Supporting the Olson-Dempsey Fund for Public Trust in the Great Lakes
In an another initiative to keep the legal torch lit, FLOW this summer launched the Olson-Dempsey Fund, which aims to ensure the ongoing impact of Jim Olson’s achievements, as well as those of FLOW Senior Advisor Dave Dempsey, in deepening the influence of the public trust doctrine in environmental policy, especially the protection of freshwater resources.
FLOW and the residents of the Great Lakes Basin are forever indebted to the brilliance, dedication, and relentless efforts of Jim and Dave on behalf of public water, the public trust doctrine, and the well-being of future generations who will call the Great Lakes home.
Learning Lessons from Zach and His Experiences Out West and Back in the Midwest
Zach, who looks forward to a time when he can meet more of FLOW’s allies in person and continue the conversation started here, shares some of his perspective:
How have you and your family’s experiences here so far with water and climate change impacts differed from those you experienced living in the West?
Summer became my least favorite season out West due to the forest fires. Every day was sunny, hot, and dry. There always seemed to be smoke in the air, whether it was blowing up from California, down from Canada, or from a local fire. We had weeks where the air quality was so bad that summer camps shut down, public swimming pools shut down, and even healthy people were advised to stay inside. And this is nothing compared to the western communities that have water scarcity problems on top of all of this! I don’t think it would be accurate to pin all of these fires on climate change, but climate change has certainly exacerbated the problems caused by decades of unsound forest management and land-use practices.

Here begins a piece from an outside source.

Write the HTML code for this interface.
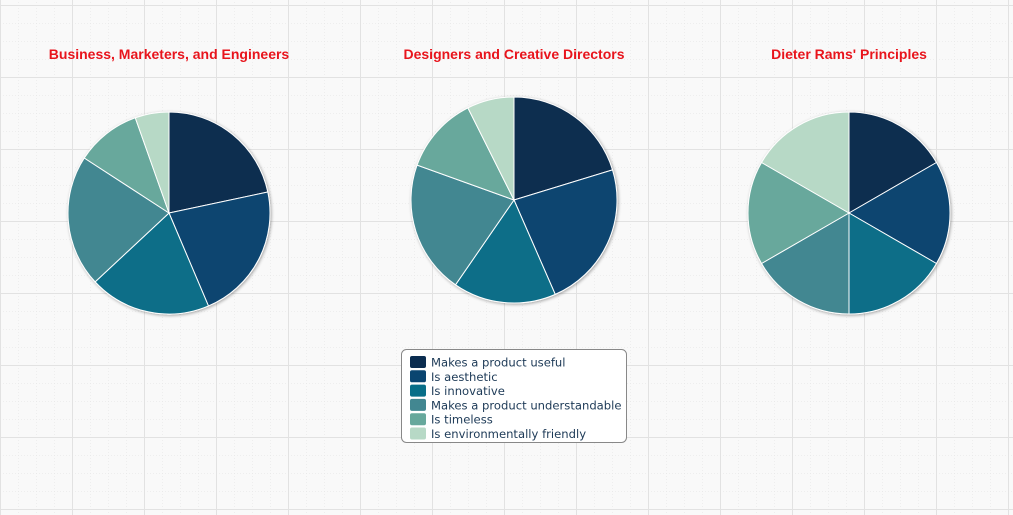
<!DOCTYPE html>
<html><head><meta charset="utf-8"><style>
body{margin:0;background:#f9f9f9;}
svg{display:block;}
.title{font-family:"Liberation Sans",sans-serif;}
.leg{font-family:"DejaVu Sans",sans-serif;}
</style></head><body>
<svg id="c" width="1013" height="515">
<defs>
<pattern id="minor" width="18" height="18" patternUnits="userSpaceOnUse" x="0" y="5">
<path d="M0 0H18M0 0V18" stroke="#e4e4e4" stroke-width="1" stroke-dasharray="1,2" fill="none"/>
</pattern>
<pattern id="major" width="72" height="72" patternUnits="userSpaceOnUse" x="0" y="5">
<path d="M0 0H72M0 0V72" stroke="#e2e2e2" stroke-width="2" fill="none"/>
</pattern>
<filter id="sh" x="-10%" y="-10%" width="120%" height="120%"><feGaussianBlur in="SourceAlpha" stdDeviation="1.5"/><feOffset dx="1" dy="1"/><feComponentTransfer><feFuncA type="linear" slope="0.35"/></feComponentTransfer><feMerge><feMergeNode/><feMergeNode in="SourceGraphic"/></feMerge></filter>
</defs>
<rect width="1013" height="515" fill="url(#minor)"/>
<rect width="1013" height="515" fill="url(#major)"/>
<g id="pies"></g>
<g>
<rect x="401.5" y="349.5" width="225" height="93" rx="5" fill="#fff" stroke="#888"/>
<g id="leg"></g>
</g>
</svg>
<script>
const categories=["Makes a product useful","Is aesthetic","Is innovative","Makes a product understandable","Is timeless","Is environmentally friendly"];
const titles=["Business, Marketers, and Engineers","Designers and Creative Directors","Dieter Rams' Principles"];
const seriesBusiness=[78,79,70,76,37.5,19.5];
const seriesDesigners=[73,83.4,58.2,75.2,43.6,26.6];
const seriesRams=[1,1,1,1,1,1];
const colors=["#0b2d50","#0a4570","#086e88","#428791","#67a89c","#b7d9c6"];
const layout=[{cx:169,cy:213,r:101,ty:59},{cx:514,cy:200,r:103,ty:59},{cx:849,cy:213,r:101,ty:59}];
const all=[seriesBusiness,seriesDesigners,seriesRams];
const NS="http://www.w3.org/2000/svg";
const pies=document.getElementById('pies');
all.forEach((vals,i)=>{
  const L=layout[i];
  const t=document.createElementNS(NS,'text');
  
  
  t.setAttribute('class','title');
  t.setAttribute('x',L.cx);t.setAttribute('y',L.ty);t.setAttribute('text-anchor','middle');
  t.setAttribute('fill','#e8141c');t.setAttribute('font-size','14');t.setAttribute('font-weight','bold');
  t.textContent=titles[i];pies.appendChild(t);
  const g=document.createElementNS(NS,'g');g.setAttribute('filter','url(#sh)');
  
  
  pies.appendChild(g);
  const tot=vals.reduce((a,b)=>a+b,0);let a0=0;
  vals.forEach((v,j)=>{
    const a1=a0+v/tot*2*Math.PI;
    const x0=L.cx+L.r*Math.sin(a0),y0=L.cy-L.r*Math.cos(a0);
    const x1=L.cx+L.r*Math.sin(a1),y1=L.cy-L.r*Math.cos(a1);
    const p=document.createElementNS(NS,'path');
    
    
    p.setAttribute('d',`M${L.cx},${L.cy}L${x0},${y0}A${L.r},${L.r} 0 ${a1-a0>Math.PI?1:0} 1 ${x1},${y1}Z`);
    p.setAttribute('fill',colors[j]);p.setAttribute('stroke','#fff');p.setAttribute('stroke-width','1');
    g.appendChild(p);a0=a1;
  });
});
const leg=document.getElementById('leg');
categories.forEach((c,j)=>{
  const y=356+j*14.3;
  const r=document.createElementNS(NS,'rect');
  
  
  r.setAttribute('x',410);r.setAttribute('y',y);r.setAttribute('width',16);r.setAttribute('height',12);r.setAttribute('rx',2);r.setAttribute('fill',colors[j]);
  leg.appendChild(r);
  const t=document.createElementNS(NS,'text');
  
  
  t.setAttribute('class','leg');
  t.setAttribute('x',431);t.setAttribute('y',y+10.5);t.setAttribute('font-size','11.6');t.setAttribute('fill','#1d3a57');
  t.textContent=c;leg.appendChild(t);
});
</script>
</body></html>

Summer became my least favorite season out West due to the forest fires. Every day was sunny, hot, and dry. There always seemed to be smoke in the air, whether it was blowing up from California, down from Canada, or from a local fire.
Even though there was some smoke in Traverse City when we arrived this summer, our first summer here was a wild dream. It was great to have a mixture of blue skies and the occasional rain storm. I’m told that a couple of our storms here in Michigan were far more powerful than normal. So perhaps Michigan’s analog to forest fires is increased storm intensity.
What are some of the key lessons on water protection that you learned living and working in Montana, Oregon, and Washington State that you bring to your work in Michigan and the Great Lakes Basin?
The regulatory system won’t protect us. It is pollution and consumption enabling, highly manipulable, and captured by the regulated community. That being said, there are many good people working within the system. We need to find those people and empower them with the information and support to make the system work as well as it can. That’s the short game. The long and more interesting game is transforming the system. The public trust doctrine is a great tool in this fight because it can simultaneously influence both games.
As Jim Olson passes the torch to you as FLOW’s first full-time legal director, what does your position at FLOW and this moment mean to you and your personal and professional path?
I’m the trustee of Jim’s vision. That’s a solemn responsibility that should keep me on my toes for quite a while. For now, I’m trying to learn everything I can from him. My basic goal is to keep up Jim’s work in my own way. If I’m able to do that, I will have done good work.
I’m the trustee of Jim’s vision. That’s a solemn responsibility that should keep me on my toes for quite a while.
What are you working on now at FLOW that excites you and holds promise for keeping water public and protected for current and future generations?
I’m just starting to dive into the commodification, financialization, and privatization of water. If there isn’t a vigorous resistance to these efforts, only the rich will have water security. We need to meet the moment.